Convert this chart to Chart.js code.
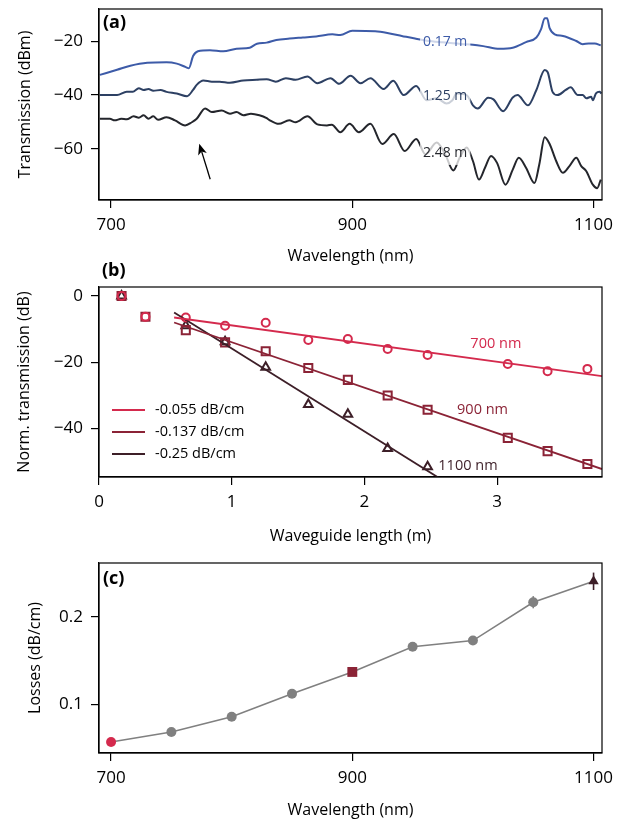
<!DOCTYPE html>
<html>
<head>
<meta charset="utf-8">
<script src="https://cdn.jsdelivr.net/npm/chart.js@4.4.1/dist/chart.umd.min.js"></script>
<style>
    html, body { margin: 0; padding: 0; background: #fff; }
    #wrap { position: relative; width: 621px; height: 824px; overflow: hidden; }
    canvas { position: absolute; left: 0; }
</style>
</head>
<body>
<div id="wrap">
    <canvas id="chart-a" width="621" height="270" style="top:0"></canvas>
    <canvas id="chart-b" width="621" height="300" style="top:250px"></canvas>
    <canvas id="chart-c" width="621" height="274" style="top:550px"></canvas>
</div>
<script>
'use strict';

// (a) transmission spectra, one array pair per waveguide length
const wl017 = [690.7, 705, 716, 730, 746, 754.5, 762, 764.5, 768, 772, 782, 793, 804, 815, 821, 829, 837, 848, 859, 870, 883.5, 890, 900, 919, 930, 941, 952, 962, 975, 990, 1000, 1008.5, 1022, 1033, 1044, 1052.6, 1056.5, 1059.5, 1061.5, 1063.5, 1067.8, 1074.7, 1085.7, 1091, 1096, 1101, 1106];
const tr017 = [-32.5, -30.6, -29.1, -28.0, -27.8, -28.3, -29.6, -30.0, -25.5, -23.7, -23.3, -23.7, -22.8, -22.4, -20.9, -20.5, -19.5, -19.0, -18.6, -18.2, -17.4, -17.7, -16.1, -16.3, -17.0, -18.0, -19.0, -19.8, -20.4, -21.0, -21.3, -21.8, -22.8, -22.4, -20.3, -18.6, -15.5, -11.4, -11.4, -15.0, -17.4, -18.0, -19.9, -21.1, -20.8, -20.8, -21.5];

const wl125 = [690.7, 705, 713, 718, 723, 727, 731, 735, 741, 746, 754.5, 763, 768, 771, 776.6, 783.5, 790, 798.5, 809.6, 820.6, 829, 836.6, 844.9, 853, 862.8, 871, 882, 889, 898.6, 906.8, 915, 926, 934, 942.6, 953, 961.6, 970, 978, 983, 986.5, 994.8, 1000, 1004, 1012.6, 1017, 1025, 1033, 1037, 1045.7, 1052.6, 1059.5, 1062, 1066, 1070, 1077, 1081, 1087, 1091, 1094, 1098, 1099.4, 1102, 1105, 1106.5];
const tr125 = [-40.0, -40.0, -38.8, -38.8, -37.5, -38.1, -37.7, -38.4, -38.1, -38.8, -39.4, -40.4, -38.1, -36.2, -34.6, -35.0, -35.0, -35.4, -34.6, -34.3, -34.1, -35.0, -33.7, -34.3, -33.1, -35.6, -33.7, -35.8, -32.8, -35.6, -33.7, -37.7, -34.7, -40.0, -36.6, -41.9, -41.2, -43.1, -41.9, -39.4, -40.0, -43.8, -45.0, -41.0, -41.6, -46.0, -40.9, -40.0, -43.8, -38.1, -30.7, -31.5, -38.8, -40.0, -38.1, -37.1, -40.0, -40.0, -41.2, -40.6, -41.9, -39.4, -38.8, -39.4];

const wl248 = [690.7, 699, 703, 708.5, 713, 718.7, 723, 727, 731, 735, 739, 746, 753, 761.4, 767, 771, 778, 783.5, 791.7, 798.6, 804, 809.6, 816, 823, 829, 831, 839, 847.7, 853, 862.8, 871, 879, 883, 890, 897.8, 905.5, 915, 924.8, 934.4, 943.5, 953, 960.6, 970, 977, 983.7, 989, 994.8, 1000, 1005, 1010, 1015, 1020, 1027, 1033, 1038, 1044, 1051, 1055, 1059.5, 1063.6, 1069, 1074.6, 1080, 1085.7, 1089.8, 1094, 1099.4, 1103, 1106];
const tr248 = [-48.8, -48.8, -49.4, -48.8, -49.0, -47.9, -48.4, -47.5, -48.8, -47.9, -49.2, -48.2, -49.4, -51.3, -50.1, -48.8, -45.0, -46.3, -45.7, -46.9, -46.3, -47.5, -46.9, -47.5, -48.6, -49.2, -50.7, -49.4, -50.1, -47.9, -50.9, -51.3, -51.0, -53.8, -50.7, -53.8, -50.7, -58.2, -54.5, -60.8, -56.3, -62.0, -57.6, -62.0, -68.0, -63.3, -59.5, -64.5, -71.4, -67.0, -62.6, -65.2, -73.3, -67.7, -63.3, -67.0, -72.7, -65.8, -55.7, -58.2, -64.5, -68.9, -66.4, -63.3, -66.4, -68.3, -73.3, -74.6, -71.4];

const lengthNamesA = ['0.17 m', '1.25 m', '2.48 m'];
const labelAtA = [[977, -20.4], [977, -40.4], [977, -61.5]];
const arrowA = [[782.2, -71.3], [773.1, -58.1]];
const wlTicks = [700, 900, 1100];
const trTicksA = [-20, -40, -60];

// (b) normalised transmission vs waveguide length
const len = [0.17, 0.35, 0.654, 0.95, 1.256, 1.577, 1.875, 2.175, 2.476, 3.08, 3.38, 3.68];
const norm700 = [0, -6.3, -6.5, -9.0, -8.1, -13.3, -13.0, -16.0, -17.8, -20.5, -22.7, -22.0];
const norm900 = [0, -6.3, -10.3, -14.0, -16.7, -21.7, -25.3, -30.0, -34.3, -42.8, -46.8, -50.7];
const len1100 = [0.17, 0.654, 0.95, 1.256, 1.577, 1.875, 2.175, 2.476];
const norm1100 = [0, -9.0, -13.8, -21.5, -32.7, -35.7, -46.0, -51.5];
const fitLen = [0.566, 3.79];
const fit700 = [-6.5, -24.2];
const fit900 = [-8.0, -52.2];
const fitLen1100 = [0.566, 2.6];
const fit1100 = [-5.0, -55.85];
const fitNames = ['-0.055 dB/cm', '-0.137 dB/cm', '-0.25 dB/cm'];
const wlNamesB = ['700 nm', '900 nm', '1100 nm'];
const wlLabelAtB = [[2.99, -14.4], [2.89, -34.5], [2.78, -51.1]];
const lenTicks = [0, 1, 2, 3];
const normTicks = [0, -20, -40];

// (c) losses vs wavelength
const wlC = [700, 750, 800, 850, 900, 950, 1000, 1050, 1100];
const lossC = [0.0567, 0.068, 0.0855, 0.112, 0.137, 0.166, 0.173, 0.217, 0.241];
const errC = [0, 0, 0, 0, 0, 0, 0, 0.007, 0.01];
const lossTicks = [0.1, 0.2];

const FONT = "'Open Sans', sans-serif";
const RED = '#d42a4d';
const MAROON = '#8b2336';
const DARK = '#3d1f28';
const GREY = '#808080';

const pts = function (xs, ys) {
    return xs.map(function (x, i) { return {x: x, y: ys[i]}; });
};

const axis = function (o) {
    return {
        type: 'linear',
        min: o.min,
        max: o.max,
        afterBuildTicks: function (s) {
            s.ticks = o.ticks.map(function (v) { return {value: v}; });
        },
        afterFit: function (s) {
            if (o.width) { s.width = o.width; s.paddingTop = 0; s.paddingBottom = 0; }
            if (o.height) { s.height = o.height; s.paddingLeft = 0; s.paddingRight = 0; }
        },
        grid: {drawOnChartArea: false, drawTicks: true, tickLength: 8, color: '#000', lineWidth: 1.2},
        border: {display: true, color: '#000', width: 1.2},
        ticks: {
            color: '#000',
            font: {family: FONT, size: 17},
            padding: o.pad,
            callback: function (v) { return String(v).replace('-', '\u2212'); }
        },
        title: {display: true, text: o.title, color: '#000', font: {family: FONT, size: 16}, padding: o.titlePad}
    };
};

// frame round the plot area, and the panel letter
const framePlugin = {
    id: 'frame',
    afterDatasetsDraw: function (chart, args, opts) {
        const a = chart.chartArea;
        const ctx = chart.ctx;
        ctx.save();
        ctx.strokeStyle = '#000';
        ctx.lineWidth = 1.2;
        ctx.strokeRect(a.left, a.top, a.right - a.left, a.bottom - a.top);
        ctx.fillStyle = '#000';
        ctx.font = 'bold 18px ' + FONT;
        ctx.textBaseline = 'middle';
        ctx.fillText(opts.letter, opts.x, opts.y);
        ctx.restore();
    }
};

// (a) length labels on a pale box, plus the arrow
const labelsA = {
    id: 'labelsA',
    afterDatasetsDraw: function (chart) {
        const ctx = chart.ctx;
        const sx = chart.scales.x, sy = chart.scales.y;
        ctx.save();
        ctx.font = '14px ' + FONT;
        ctx.textAlign = 'center';
        ctx.textBaseline = 'middle';
        lengthNamesA.forEach(function (name, i) {
            const x = sx.getPixelForValue(labelAtA[i][0]);
            const y = sy.getPixelForValue(labelAtA[i][1]);
            const w = ctx.measureText(name).width + 6;
            ctx.fillStyle = 'rgba(255,255,255,0.75)';
            ctx.fillRect(x - w / 2, y - 12, w, 24);
            ctx.fillStyle = chart.data.datasets[i].borderColor;
            ctx.fillText(name, x, y);
        });
        const x0 = sx.getPixelForValue(arrowA[0][0]), y0 = sy.getPixelForValue(arrowA[0][1]);
        const x1 = sx.getPixelForValue(arrowA[1][0]), y1 = sy.getPixelForValue(arrowA[1][1]);
        const ang = Math.atan2(y1 - y0, x1 - x0);
        ctx.strokeStyle = '#000';
        ctx.fillStyle = '#000';
        ctx.lineWidth = 1.3;
        ctx.beginPath();
        ctx.moveTo(x0, y0);
        ctx.lineTo(x1 - 8 * Math.cos(ang), y1 - 8 * Math.sin(ang));
        ctx.stroke();
        ctx.beginPath();
        ctx.moveTo(x1, y1);
        ctx.lineTo(x1 - 11 * Math.cos(ang) + 4.5 * Math.sin(ang), y1 - 11 * Math.sin(ang) - 4.5 * Math.cos(ang));
        ctx.lineTo(x1 - 8 * Math.cos(ang), y1 - 8 * Math.sin(ang));
        ctx.lineTo(x1 - 11 * Math.cos(ang) - 4.5 * Math.sin(ang), y1 - 11 * Math.sin(ang) + 4.5 * Math.cos(ang));
        ctx.closePath();
        ctx.fill();
        ctx.restore();
    }
};

// (b) legend for the fits and wavelength labels
const labelsB = {
    id: 'labelsB',
    afterDatasetsDraw: function (chart) {
        const ctx = chart.ctx;
        const sx = chart.scales.x, sy = chart.scales.y;
        const fits = chart.data.datasets.slice(0, 3);
        ctx.save();
        ctx.font = '14.5px ' + FONT;
        ctx.textBaseline = 'middle';
        fits.forEach(function (ds, i) {
            const y = 160 + i * 22;
            ctx.strokeStyle = ds.borderColor;
            ctx.lineWidth = 1.8;
            ctx.beginPath();
            ctx.moveTo(112, y);
            ctx.lineTo(145, y);
            ctx.stroke();
            ctx.fillStyle = '#000';
            ctx.textAlign = 'left';
            ctx.fillText(ds.label, 155, y);
            ctx.fillStyle = ds.borderColor;
            ctx.textAlign = 'center';
            ctx.fillText(wlNamesB[i], sx.getPixelForValue(wlLabelAtB[i][0]), sy.getPixelForValue(wlLabelAtB[i][1]));
        });
        ctx.restore();
    }
};

// (c) error bars
const errorBars = {
    id: 'errorBars',
    afterDatasetsDraw: function (chart) {
        const ctx = chart.ctx;
        const sx = chart.scales.x, sy = chart.scales.y;
        const colors = chart.data.datasets[0].pointBackgroundColor;
        ctx.save();
        ctx.lineWidth = 1.6;
        errC.forEach(function (e, i) {
            if (!e) return;
            const x = sx.getPixelForValue(wlC[i]);
            ctx.strokeStyle = colors[i];
            ctx.beginPath();
            ctx.moveTo(x, sy.getPixelForValue(lossC[i] - e));
            ctx.lineTo(x, sy.getPixelForValue(lossC[i] + e));
            ctx.stroke();
        });
        ctx.restore();
    }
};

const baseOptions = function (padTop, scales, frame) {
    return {
        responsive: false,
        animation: false,
        layout: {padding: {left: 0, right: 19, top: padTop, bottom: 0}},
        plugins: {legend: {display: false}, tooltip: {enabled: false}, frame: frame},
        scales: scales
    };
};

const spectrum = function (xs, ys, color) {
    return {
        data: pts(xs, ys),
        borderColor: color,
        borderWidth: 2,
        pointRadius: 0,
        cubicInterpolationMode: 'monotone',
        fill: false
    };
};

new Chart(document.querySelector('#chart-a'), {
    type: 'line',
    data: {
        datasets: [
            spectrum(wl017, tr017, '#3d5ba8'),
            spectrum(wl125, tr125, '#2d4063'),
            spectrum(wl248, tr248, '#24262c')
        ]
    },
    options: baseOptions(9, {
        x: axis({min: 690, max: 1107, ticks: wlTicks, height: 70, pad: 7, title: 'Wavelength (nm)', titlePad: {top: 0, bottom: 4}}),
        y: axis({min: -79, max: -8, ticks: trTicksA, width: 99, pad: 8, title: 'Transmission (dBm)', titlePad: {top: 16, bottom: 0}})
    }, {letter: '(a)', x: 103, y: 23}),
    plugins: [framePlugin, labelsA]
});

const fitLine = function (xs, ys, color, name) {
    return {type: 'line', label: name, data: pts(xs, ys), borderColor: color, borderWidth: 1.8, pointRadius: 0, showLine: true};
};
const markers = function (xs, ys, color, style, r) {
    return {
        type: 'scatter',
        data: pts(xs, ys),
        showLine: false,
        pointStyle: style,
        pointRadius: r,
        pointBorderWidth: 2,
        pointBorderColor: color,
        pointBackgroundColor: 'rgba(255,255,255,0)'
    };
};

new Chart(document.querySelector('#chart-b'), {
    type: 'scatter',
    data: {
        datasets: [
            fitLine(fitLen, fit700, RED, fitNames[0]),
            fitLine(fitLen, fit900, MAROON, fitNames[1]),
            fitLine(fitLen1100, fit1100, DARK, fitNames[2]),
            markers(len, norm700, RED, 'circle', 4),
            markers(len, norm900, MAROON, 'rect', 5.7),
            markers(len1100, norm1100, DARK, 'triangle', 5)
        ]
    },
    options: baseOptions(37, {
        x: axis({min: 0, max: 3.79, ticks: lenTicks, height: 73, pad: 7, title: 'Waveguide length (m)', titlePad: {top: 0, bottom: 4}}),
        y: axis({min: -54.6, max: 2.7, ticks: normTicks, width: 99, pad: 8, title: 'Norm. transmission (dB)', titlePad: {top: 15, bottom: 0}})
    }, {letter: '(b)', x: 102, y: 21}),
    plugins: [framePlugin, labelsB]
});

const styleC = wlC.map(function (w) { return w === 900 ? 'rect' : (w === 1100 ? 'triangle' : 'circle'); });
const colorC = wlC.map(function (w) { return w === 700 ? RED : (w === 900 ? MAROON : (w === 1100 ? DARK : GREY)); });
const radiusC = wlC.map(function (w) { return w === 900 ? 7 : (w === 1100 ? 6 : 5); });

new Chart(document.querySelector('#chart-c'), {
    type: 'line',
    data: {
        datasets: [{
            data: pts(wlC, lossC),
            borderColor: GREY,
            borderWidth: 1.6,
            pointStyle: styleC,
            pointRadius: radiusC,
            pointBorderWidth: 0,
            pointBackgroundColor: colorC,
            pointBorderColor: colorC
        }]
    },
    options: baseOptions(13, {
        x: axis({min: 690, max: 1107, ticks: wlTicks, height: 71, pad: 7, title: 'Wavelength (nm)', titlePad: {top: 0, bottom: 4}}),
        y: axis({min: 0.044, max: 0.262, ticks: lossTicks, width: 99, pad: 8, title: 'Losses (dB/cm)', titlePad: {top: 26, bottom: 0}})
    }, {letter: '(c)', x: 103, y: 29}),
    plugins: [framePlugin, errorBars]
});
</script>
</body>
</html>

======

* Task description
Only lines belong in the copy: transcribe those from the start of the data through the line that contains "-20.8, -20.8, -21.5];", and skip the pictures.

* Full output
Convert this chart to Chart.js code.
<!DOCTYPE html>
<html>
<head>
<meta charset="utf-8">
<script src="https://cdn.jsdelivr.net/npm/chart.js@4.4.1/dist/chart.umd.min.js"></script>
<style>
    html, body { margin: 0; padding: 0; background: #fff; }
    #wrap { position: relative; width: 621px; height: 824px; overflow: hidden; }
    canvas { position: absolute; left: 0; }
</style>
</head>
<body>
<div id="wrap">
    <canvas id="chart-a" width="621" height="270" style="top:0"></canvas>
    <canvas id="chart-b" width="621" height="300" style="top:250px"></canvas>
    <canvas id="chart-c" width="621" height="274" style="top:550px"></canvas>
</div>
<script>
'use strict';

// (a) transmission spectra, one array pair per waveguide length
const wl017 = [690.7, 705, 716, 730, 746, 754.5, 762, 764.5, 768, 772, 782, 793, 804, 815, 821, 829, 837, 848, 859, 870, 883.5, 890, 900, 919, 930, 941, 952, 962, 975, 990, 1000, 1008.5, 1022, 1033, 1044, 1052.6, 1056.5, 1059.5, 1061.5, 1063.5, 1067.8, 1074.7, 1085.7, 1091, 1096, 1101, 1106];
const tr017 = [-32.5, -30.6, -29.1, -28.0, -27.8, -28.3, -29.6, -30.0, -25.5, -23.7, -23.3, -23.7, -22.8, -22.4, -20.9, -20.5, -19.5, -19.0, -18.6, -18.2, -17.4, -17.7, -16.1, -16.3, -17.0, -18.0, -19.0, -19.8, -20.4, -21.0, -21.3, -21.8, -22.8, -22.4, -20.3, -18.6, -15.5, -11.4, -11.4, -15.0, -17.4, -18.0, -19.9, -21.1, -20.8, -20.8, -21.5];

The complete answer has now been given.